Given data

------------------------

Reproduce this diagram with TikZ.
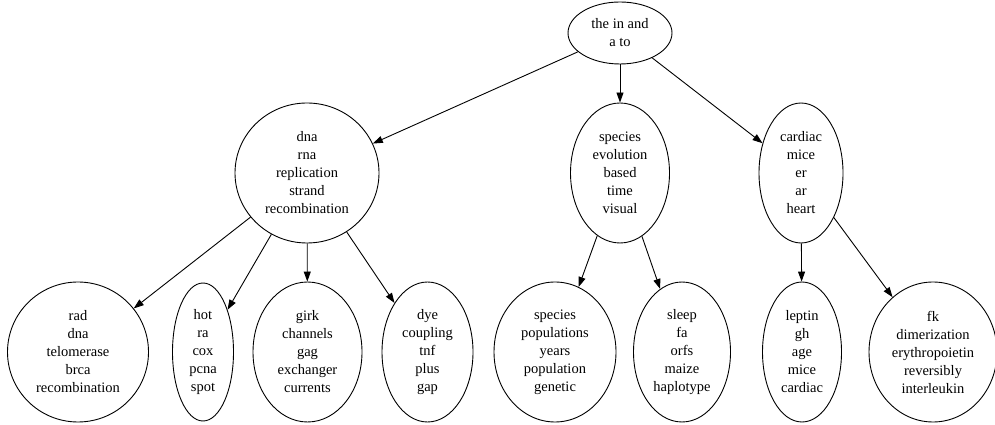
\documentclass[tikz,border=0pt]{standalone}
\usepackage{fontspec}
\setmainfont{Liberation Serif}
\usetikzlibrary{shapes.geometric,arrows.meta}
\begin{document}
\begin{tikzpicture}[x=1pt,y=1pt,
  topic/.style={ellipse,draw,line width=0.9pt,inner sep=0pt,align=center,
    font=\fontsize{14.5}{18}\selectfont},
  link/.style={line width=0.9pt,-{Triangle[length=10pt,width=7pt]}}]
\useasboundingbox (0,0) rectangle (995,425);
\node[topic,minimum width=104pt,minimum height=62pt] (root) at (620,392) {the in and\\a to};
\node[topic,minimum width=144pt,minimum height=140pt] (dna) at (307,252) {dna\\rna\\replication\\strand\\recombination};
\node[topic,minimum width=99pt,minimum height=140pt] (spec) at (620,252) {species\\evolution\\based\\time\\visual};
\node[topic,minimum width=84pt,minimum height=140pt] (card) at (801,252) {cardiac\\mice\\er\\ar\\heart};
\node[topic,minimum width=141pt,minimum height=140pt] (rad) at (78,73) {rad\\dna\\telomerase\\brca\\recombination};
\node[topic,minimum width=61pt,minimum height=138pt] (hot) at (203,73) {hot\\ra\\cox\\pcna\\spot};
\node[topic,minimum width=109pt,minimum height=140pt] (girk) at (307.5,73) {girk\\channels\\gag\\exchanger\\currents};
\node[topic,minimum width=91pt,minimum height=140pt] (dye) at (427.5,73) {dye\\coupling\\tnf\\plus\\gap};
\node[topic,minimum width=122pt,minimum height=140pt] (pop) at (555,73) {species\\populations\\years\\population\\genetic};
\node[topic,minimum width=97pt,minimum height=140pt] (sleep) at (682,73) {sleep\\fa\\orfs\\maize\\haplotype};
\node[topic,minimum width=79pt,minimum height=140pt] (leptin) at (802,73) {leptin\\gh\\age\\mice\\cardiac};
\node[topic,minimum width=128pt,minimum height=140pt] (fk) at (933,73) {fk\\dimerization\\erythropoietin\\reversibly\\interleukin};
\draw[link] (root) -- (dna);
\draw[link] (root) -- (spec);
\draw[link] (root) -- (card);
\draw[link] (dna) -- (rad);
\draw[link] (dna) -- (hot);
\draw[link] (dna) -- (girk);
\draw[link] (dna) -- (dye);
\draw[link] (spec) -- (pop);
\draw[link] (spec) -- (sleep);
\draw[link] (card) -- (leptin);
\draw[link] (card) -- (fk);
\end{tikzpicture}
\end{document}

------------------------

Copy all the data exactly as written, but skip any picture.

Reproduce this diagram with TikZ.
\documentclass[tikz,border=0pt]{standalone}
\usepackage{fontspec}
\setmainfont{Liberation Serif}
\usetikzlibrary{shapes.geometric,arrows.meta}
\begin{document}
\begin{tikzpicture}[x=1pt,y=1pt,
  topic/.style={ellipse,draw,line width=0.9pt,inner sep=0pt,align=center,
    font=\fontsize{14.5}{18}\selectfont},
  link/.style={line width=0.9pt,-{Triangle[length=10pt,width=7pt]}}]
\useasboundingbox (0,0) rectangle (995,425);
\node[topic,minimum width=104pt,minimum height=62pt] (root) at (620,392) {the in and\\a to};
\node[topic,minimum width=144pt,minimum height=140pt] (dna) at (307,252) {dna\\rna\\replication\\strand\\recombination};
\node[topic,minimum width=99pt,minimum height=140pt] (spec) at (620,252) {species\\evolution\\based\\time\\visual};
\node[topic,minimum width=84pt,minimum height=140pt] (card) at (801,252) {cardiac\\mice\\er\\ar\\heart};
\node[topic,minimum width=141pt,minimum height=140pt] (rad) at (78,73) {rad\\dna\\telomerase\\brca\\recombination};
\node[topic,minimum width=61pt,minimum height=138pt] (hot) at (203,73) {hot\\ra\\cox\\pcna\\spot};
\node[topic,minimum width=109pt,minimum height=140pt] (girk) at (307.5,73) {girk\\channels\\gag\\exchanger\\currents};
\node[topic,minimum width=91pt,minimum height=140pt] (dye) at (427.5,73) {dye\\coupling\\tnf\\plus\\gap};
\node[topic,minimum width=122pt,minimum height=140pt] (pop) at (555,73) {species\\populations\\years\\population\\genetic};
\node[topic,minimum width=97pt,minimum height=140pt] (sleep) at (682,73) {sleep\\fa\\orfs\\maize\\haplotype};
\node[topic,minimum width=79pt,minimum height=140pt] (leptin) at (802,73) {leptin\\gh\\age\\mice\\cardiac};
\node[topic,minimum width=128pt,minimum height=140pt] (fk) at (933,73) {fk\\dimerization\\erythropoietin\\reversibly\\interleukin};
\draw[link] (root) -- (dna);
\draw[link] (root) -- (spec);
\draw[link] (root) -- (card);
\draw[link] (dna) -- (rad);
\draw[link] (dna) -- (hot);
\draw[link] (dna) -- (girk);
\draw[link] (dna) -- (dye);
\draw[link] (spec) -- (pop);
\draw[link] (spec) -- (sleep);
\draw[link] (card) -- (leptin);
\draw[link] (card) -- (fk);
\end{tikzpicture}
\end{document}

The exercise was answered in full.